O sorriso da advogada na forma de um esgar, algo realmente muito curioso, levou muitas pessoas nas redes sociais a levantarem a semelhança com o sorriso do curinga tal como aparece em uma das versões do filme de Batman protagonizado pelo falecido ator Heath Ledger. Sabemos que esse personagem não ria naturalmente, mas ria para esconder seu ressentimento que ele tinha transformado em brutalidade e violência, arrogância e maldade.
Na performance da advogada, emoções altamente manipuladas revelam o que está em jogo no momento do golpe atual. O golpe é tão descarado que procura uma máscara. A advogada mostrou, tanto na face, com seu estranho riso, quanto na fala, o que está em questão. Ao dizer que entende como advogados internacionais chamam o que está acontecendo de “golpe”, ela conseguiu desmascarar-se. Ao lançar mão dos netos da presidenta, o que poderia ser apenas o jogo sujo do golpe apresentou-se em sua má retórica e falta de argumentos.
Ao falar de Deus, tentou transformar o cinismo em recurso deixando notória a falta de respeito para com quem tem fé. Má fé no lugar da boa fé de uma população de mais de 50 milhões de votos que ainda acredita na democracia.

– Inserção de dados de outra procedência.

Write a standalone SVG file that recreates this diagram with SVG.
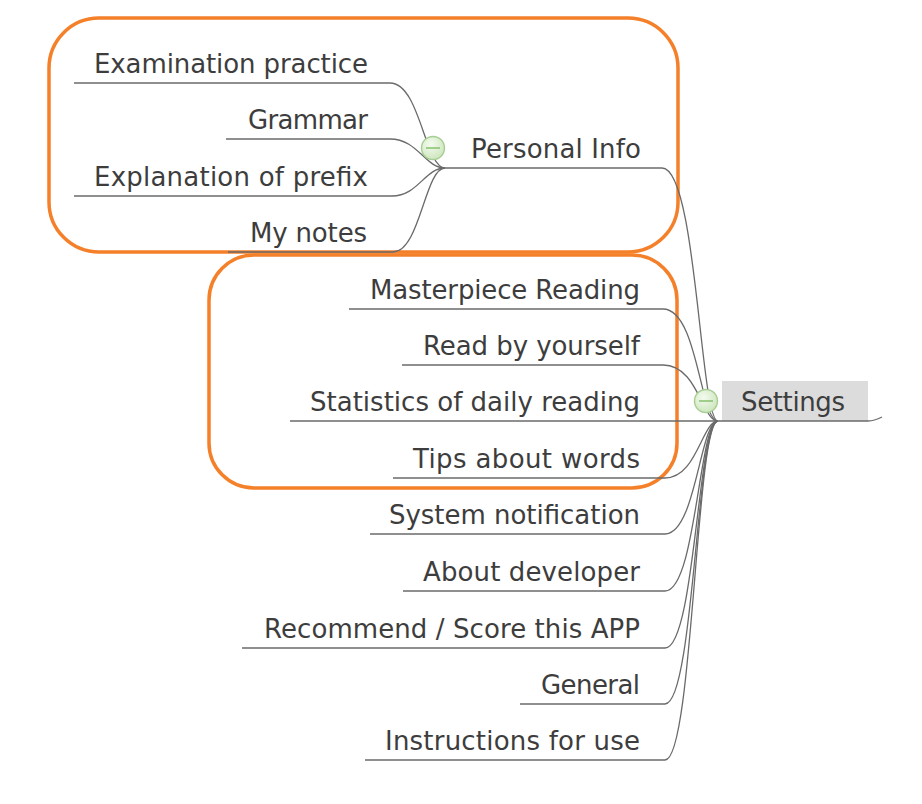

Muitas vezes, as mulheres são eleitas como musas, prática patriarcal comum, e Janaína Paschoal poderia ter se tornado a musa do golpe, mas ela acabou com a mascarada que os demais algozes, políticos, juristas, advogados, sustentam com todas as suas forças. Eles seguirão cínicos, mas o povo sabe que o são. O que o povo fará com isso? Essa pergunta tem o poder de mudar nosso destino.
A presidenta, duas vezes eleita, julgada uma vez na ditadura e julgada novamente sem ter cometido nenhum crime, ao contrário de seus algozes, manteve a compostura durante todo o tempo.
Dilma Rousseff é, nesse momento, o emblema da democracia, incansável, justa, ciente, pronta para a luta infindável que a constitui.